» Objective: Take the listing from its first line through the line that contains "bg.axis('off')" and please retype those lines exactly, leaving out the pictures.
☆ ☆ ☆ ☆ ☆ ☆ ☆
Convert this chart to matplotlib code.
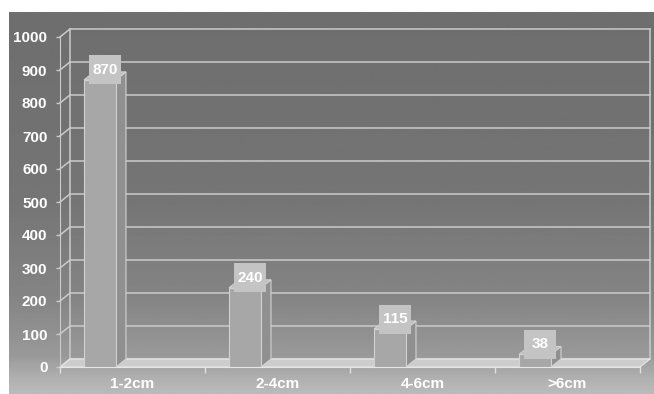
import numpy as np
import matplotlib
matplotlib.use("Agg")
import matplotlib.pyplot as plt
from matplotlib.patches import Polygon, Rectangle

plt.rcParams['font.family'] = ['Liberation Sans', 'DejaVu Sans']

# tumour size groups and counts
categories = ['1-2cm', '2-4cm', '4-6cm', '>6cm']
counts = [870, 240, 115, 38]
yticks = list(range(0, 1001, 100))

W, H = 654, 394
fig = plt.figure(figsize=(W / 100, H / 100), dpi=100)
fig.patch.set_facecolor('white')

# grey backdrop, darker at the top and lightening towards the bottom
bg = fig.add_axes([9 / W, 0, (W - 9) / W, (H - 12) / H])
rows = np.linspace(0, 1, 200)
shade = np.interp(rows, [0.0, 0.5, 0.75, 0.9, 0.96, 1.0],
                  [0.43, 0.46, 0.52, 0.60, 0.69, 0.73])
bg.imshow(shade[:, None], cmap='gray', vmin=0, vmax=1, aspect='auto',
          extent=[0, 1, 0, 1], interpolation='bilinear')
bg.axis('off')

ax = fig.add_axes([60 / W, 27 / H, 580 / W, 330 / H])
ax.patch.set_alpha(0)
ax.set_xlim(0, 4)
ax.set_ylim(0, 1000)

# size of one pixel in data units
x0, y0 = ax.transData.transform((0, 0))
px, py = ax.transData.inverted().transform((x0 + 1, y0 + 1))
# depth of the pseudo-3D box: 10 px right, 8 px up
dx, dy = 10 * px, 8 * py

grid_c = '#cbcbcb'
# back wall and left wall grid
for v in yticks:
    ax.plot([0 + dx, 4 + dx], [v + dy, v + dy], color=grid_c, lw=1.1,
            clip_on=False, zorder=1)
    ax.plot([0, dx], [v, v + dy], color=grid_c, lw=1.1, clip_on=False, zorder=1)
ax.plot([dx, dx], [dy, 1000 + dy], color=grid_c, lw=1.1, clip_on=False, zorder=1)
ax.plot([4 + dx, 4 + dx], [dy, 1000 + dy], color=grid_c, lw=1.1, clip_on=False, zorder=1)

# floor
ax.add_patch(Polygon([(0, 0), (4, 0), (4 + dx, dy), (dx, dy)], closed=True,
                     fc='#cdcdcd', ec='#e4e4e4', lw=0.9, clip_on=False, zorder=2))

bar_w = 0.22
lefts = [i + 0.166 for i in range(len(counts))]
edge_c = '#d2d2d2'
for left, v in zip(lefts, counts):
    right = left + bar_w
    side = [(right, 0), (right + dx, dy), (right + dx, v + dy), (right, v)]
    top = [(left, v), (right, v), (right + dx, v + dy), (left + dx, v + dy)]
    ax.add_patch(Polygon(side, closed=True, fc='#909090', ec=edge_c, lw=0.8,
                         clip_on=False, zorder=3))
    ax.add_patch(Polygon(top, closed=True, fc='#bdbdbd', ec=edge_c, lw=0.8,
                         clip_on=False, zorder=3))
ax.bar(lefts, counts, width=bar_w, align='edge', color='#a7a7a7',
       edgecolor=edge_c, linewidth=0.8, zorder=4, clip_on=False)

# value boxes above each bar (32 x 29 px)
box_w, box_h = 32 * px, 29 * py
for left, v in zip(lefts, counts):
    cx = left + bar_w / 2 + 5 * px
    cy = v + 10 * py
    ax.add_patch(Rectangle((cx - box_w / 2, cy - box_h / 2), box_w, box_h,
                           fc='#c4c4c4', ec='none', clip_on=False, zorder=6))
    ax.text(cx, cy, str(v), ha='center', va='center', color='white',
            fontsize=11, fontweight='bold', zorder=7, clip_on=False)

# axes
for s in ['top', 'right']:
    ax.spines[s].set_visible(False)
ax.spines['left'].set_color(grid_c)
ax.spines['bottom'].set_color('#e6e6e6')
ax.spines['bottom'].set_zorder(5)

ax.set_yticks(yticks)
ax.set_yticklabels([str(v) for v in yticks])
ax.tick_params(axis='y', length=3, width=1, color=grid_c, pad=6,
               labelcolor='white', labelsize=11)

ax.set_xticks([i + 0.5 for i in range(len(categories))])
ax.set_xticklabels(categories)
ax.set_xticks(range(len(categories) + 1), minor=True)
ax.tick_params(axis='x', which='major', length=0, pad=7,
               labelcolor='white', labelsize=11)
ax.tick_params(axis='x', which='minor', length=4, width=1, color='#e0e0e0')
for lab in ax.get_xticklabels() + ax.get_yticklabels():
    lab.set_fontweight('bold')

fig.savefig('out.png', dpi=100)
☆ ☆ ☆ ☆ ☆ ☆ ☆
» Task answer:
Convert this chart to matplotlib code.
import numpy as np
import matplotlib
matplotlib.use("Agg")
import matplotlib.pyplot as plt
from matplotlib.patches import Polygon, Rectangle

plt.rcParams['font.family'] = ['Liberation Sans', 'DejaVu Sans']

# tumour size groups and counts
categories = ['1-2cm', '2-4cm', '4-6cm', '>6cm']
counts = [870, 240, 115, 38]
yticks = list(range(0, 1001, 100))

W, H = 654, 394
fig = plt.figure(figsize=(W / 100, H / 100), dpi=100)
fig.patch.set_facecolor('white')

# grey backdrop, darker at the top and lightening towards the bottom
bg = fig.add_axes([9 / W, 0, (W - 9) / W, (H - 12) / H])
rows = np.linspace(0, 1, 200)
shade = np.interp(rows, [0.0, 0.5, 0.75, 0.9, 0.96, 1.0],
                  [0.43, 0.46, 0.52, 0.60, 0.69, 0.73])
bg.imshow(shade[:, None], cmap='gray', vmin=0, vmax=1, aspect='auto',
          extent=[0, 1, 0, 1], interpolation='bilinear')
bg.axis('off')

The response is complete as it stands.